After thinking it through for few days, Bob finally took the plunge and bought 3 mini lots or 30,000 worth of GBP/JPY when the pair was trading at 241.00. He had 10,000 in his account. While a 3:1 leverage may not seem like a lot to forex traders, keep in mind that the Carry Trade strategy requires no or very wide stop losses in order to work.

"Now it will take a move of over 4,000 pips to take me out, and by the time that happens the GBP/JPY will go up so more so I will have those pips as added protection" : Bob said.

My friend wasn't completely crazy, he did more work then most people would in his situation. In his mind, the fact that the Geppy hasn't had a drawdown bigger then 4,000 pips in 7 years was enough to put 10K on the line.

Subprime Mortgage Crisis Shocks Financial Markets

On 9 August 2007 BNP Paribas announced that it was ceasing activity in three hedge funds that specialized in United States mortgage debt. BNP's press release said that the complete evaporation of liquidity in the mortgage market made it impossible for them to calculate the NAV (Net Asset Value) of the funds. This news came just 2 weeks after the liquidation of 2 of Bear Stearns' hedge funds.

With banks holding trillions of dollars worth of mortgages, no one knew which bank was safe and which bank was saddled with bad mortgages. Markets seized up and interbank lending rates shoot up as mistrust started to spread. The TED Spread (which measures the difference between interest rates on interbank loans and short-term U.S. government debt) shoot up as banks didn't want to lend to each other.

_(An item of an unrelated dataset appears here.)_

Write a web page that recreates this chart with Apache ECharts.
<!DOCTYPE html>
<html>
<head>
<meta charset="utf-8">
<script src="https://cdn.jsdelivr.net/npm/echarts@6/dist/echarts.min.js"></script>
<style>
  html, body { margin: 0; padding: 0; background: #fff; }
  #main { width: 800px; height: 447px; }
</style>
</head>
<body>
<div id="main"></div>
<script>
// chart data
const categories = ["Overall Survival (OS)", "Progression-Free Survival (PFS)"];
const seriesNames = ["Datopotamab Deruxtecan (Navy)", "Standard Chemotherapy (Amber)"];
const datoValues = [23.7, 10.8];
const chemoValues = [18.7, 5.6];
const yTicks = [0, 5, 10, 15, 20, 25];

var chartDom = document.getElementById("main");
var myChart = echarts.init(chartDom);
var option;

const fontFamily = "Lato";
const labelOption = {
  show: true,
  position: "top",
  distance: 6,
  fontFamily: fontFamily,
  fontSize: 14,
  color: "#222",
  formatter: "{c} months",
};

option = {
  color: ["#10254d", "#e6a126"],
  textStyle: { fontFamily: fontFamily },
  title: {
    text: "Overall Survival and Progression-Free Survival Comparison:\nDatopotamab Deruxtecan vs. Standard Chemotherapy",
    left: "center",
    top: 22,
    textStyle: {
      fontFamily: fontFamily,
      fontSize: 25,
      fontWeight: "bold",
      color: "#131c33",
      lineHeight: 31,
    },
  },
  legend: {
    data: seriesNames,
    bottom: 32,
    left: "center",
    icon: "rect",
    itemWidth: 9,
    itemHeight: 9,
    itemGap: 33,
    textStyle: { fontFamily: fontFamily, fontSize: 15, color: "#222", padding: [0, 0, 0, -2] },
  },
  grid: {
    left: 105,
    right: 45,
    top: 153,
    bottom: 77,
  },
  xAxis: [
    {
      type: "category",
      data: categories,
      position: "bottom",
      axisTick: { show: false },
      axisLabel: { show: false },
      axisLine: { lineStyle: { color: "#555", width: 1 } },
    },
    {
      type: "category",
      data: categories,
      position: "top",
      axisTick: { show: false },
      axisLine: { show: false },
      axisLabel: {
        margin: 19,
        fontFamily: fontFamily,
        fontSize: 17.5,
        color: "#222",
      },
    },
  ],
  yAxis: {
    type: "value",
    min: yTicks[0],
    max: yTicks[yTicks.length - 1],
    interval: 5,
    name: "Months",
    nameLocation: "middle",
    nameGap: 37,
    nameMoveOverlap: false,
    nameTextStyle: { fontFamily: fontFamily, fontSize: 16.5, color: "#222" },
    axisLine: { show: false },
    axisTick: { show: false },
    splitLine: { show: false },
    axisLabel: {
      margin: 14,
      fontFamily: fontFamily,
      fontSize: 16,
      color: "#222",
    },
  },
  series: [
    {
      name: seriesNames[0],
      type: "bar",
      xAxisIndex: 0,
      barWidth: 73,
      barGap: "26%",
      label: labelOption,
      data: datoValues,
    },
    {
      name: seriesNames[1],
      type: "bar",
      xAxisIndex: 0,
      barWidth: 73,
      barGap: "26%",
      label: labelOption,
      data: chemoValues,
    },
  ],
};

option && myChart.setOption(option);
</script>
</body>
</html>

The TED Spread, a measure of market stress, shoots up above 2% in August of 2007 after staying below 0.5% for much of the past year.

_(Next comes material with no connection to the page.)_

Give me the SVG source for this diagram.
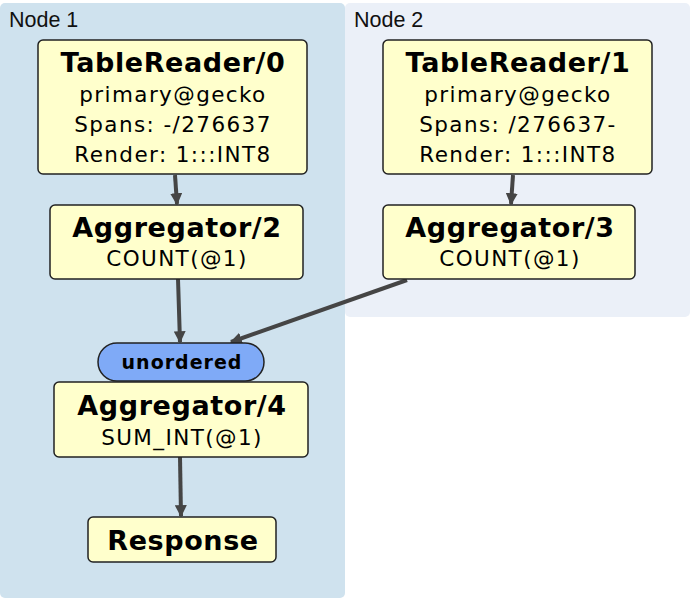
<svg xmlns="http://www.w3.org/2000/svg" width="691" height="602" viewBox="0 0 691 602">
<defs>
<style>
.c1{fill:#cfe2ee}
.c2{fill:#ebf0f8}
.cl{font-family:"Liberation Sans",Arial,sans-serif;font-size:21.5px;fill:#111}
.n{fill:#ffffcc;stroke:#222;stroke-width:1.5}
.t{font-family:"DejaVu Sans",Verdana,sans-serif;text-anchor:middle;fill:#000}
.b{font-weight:bold;font-size:27px;letter-spacing:0.6px}
.r{font-size:21.5px;letter-spacing:1.4px}
.e{stroke:#454545;stroke-width:4;fill:none;marker-end:url(#ah)}
</style>
<marker id="ah" viewBox="0 0 10 10" refX="9" refY="5" markerWidth="3" markerHeight="3" orient="auto" markerUnits="strokeWidth">
<path d="M0,0 L10,5 L0,10 z" fill="#454545"/>
</marker>
</defs>
<rect width="691" height="602" fill="#fff"/>
<g id="cluster1"><rect class="c1" x="0" y="3" width="345" height="595" rx="5"/><text class="cl" x="9" y="27">Node 1</text></g>
<g id="cluster2"><rect class="c2" x="345" y="3" width="345" height="314" rx="5"/><text class="cl" x="354" y="27">Node 2</text></g>
<g id="edges">
<path class="e" d="M175,175 L177,204"/>
<path class="e" d="M513,175 L511,204"/>
<path class="e" d="M178,279 L180,342"/>
<path class="e" d="M407,280 L231,342"/>
<path class="e" d="M180,457 L181,516"/>
</g>
<g id="tr0"><rect class="n" x="38" y="40" width="269" height="134" rx="5"/>
<text class="t b" x="173" y="72">TableReader/0</text>
<text class="t r" x="173" y="102">primary@gecko</text>
<text class="t r" x="173" y="132">Spans: -/276637</text>
<text class="t r" x="173" y="162">Render: 1:::INT8</text></g>
<g id="tr1"><rect class="n" x="383" y="40" width="269" height="134" rx="5"/>
<text class="t b" x="518" y="72">TableReader/1</text>
<text class="t r" x="518" y="102">primary@gecko</text>
<text class="t r" x="518" y="132">Spans: /276637-</text>
<text class="t r" x="518" y="162">Render: 1:::INT8</text></g>
<g id="agg2"><rect class="n" x="50" y="205" width="253" height="74" rx="5"/>
<text class="t b" x="177" y="237">Aggregator/2</text>
<text class="t r" x="177" y="266">COUNT(@1)</text></g>
<g id="agg3"><rect class="n" x="383" y="205" width="252" height="74" rx="5"/>
<text class="t b" x="510" y="237">Aggregator/3</text>
<text class="t r" x="510" y="266">COUNT(@1)</text></g>
<g id="unordered"><rect x="98" y="343" width="166" height="38" rx="19" fill="#7faaf7" stroke="#222" stroke-width="1.5"/>
<text class="t" x="182" y="369" font-weight="bold" font-size="19" letter-spacing="1">unordered</text></g>
<g id="agg4"><rect class="n" x="54" y="382" width="254" height="75" rx="5"/>
<text class="t b" x="182" y="415">Aggregator/4</text>
<text class="t r" x="182" y="445">SUM_INT(@1)</text></g>
<g id="response"><rect class="n" x="88" y="517" width="188" height="45" rx="5"/>
<text class="t b" x="183" y="550">Response</text></g>
</svg>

Risk Assets Crash, Yen Gain Sends GBP/JPY Below 220.00

Risk assets crashed, stock markets around the world fell and the safe haven currencies, the Dollar and the Yen gained in value. My friend was in trouble. By August 17 2007, the GBP/JPY had fallen over 2,000 pips from where Bob bought the pair. He called me that night and I couldn't believe the first words that came out of his mouth. "Geppy looking like a great buy right now? Just look at that pin bar!"